National Honor Society (NHS) held Melanoma Awareness Week from Feb. 26 to March 2 to raise awareness for this crucial issue which affects more than 2 million people every year. Led by officer Tanvi Ingle ‘18 and with the help of the different NHS committees, this event, which was being planned since January, was finally able to take place.
The week was full of various activities such as applying sunscreen and wearing hats and black clothing, which promoted the knowledge of the harmful effects of UV rays from the sun. With the help of the Melanoma Education Foundation, NHS was able to make these ideas come to life to teach and interact with the students while promoting this issue.
“We partnered with the Melanoma Education Foundation, which has a similar goal: to prevent melanoma amongst the newer generation, and they provided some amazing materials for us,” Ingle said. “From that, we had a great committee that lead and directed a series of week long activities that really took the school by storm.”
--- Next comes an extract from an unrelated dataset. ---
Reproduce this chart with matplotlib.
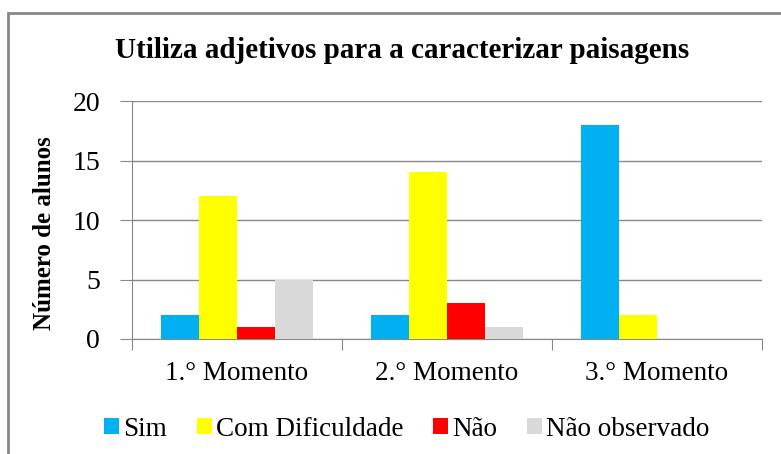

On the final day, students dressed up in outdoorsy gear to to celebrate sun protection and acknowledge the harmful side effects of long term exposure to it. In addition, students signed a poster pledge during their lunch to further draw to the importance of melanoma awareness.
“Friday was definitely one of my favorite days because it was a really great way to conclude the week and bring everyone up to sign a pledge that we can hang in our hallways and just remind us to take better care of ourselves,” Carolyn Cravey ’18 said.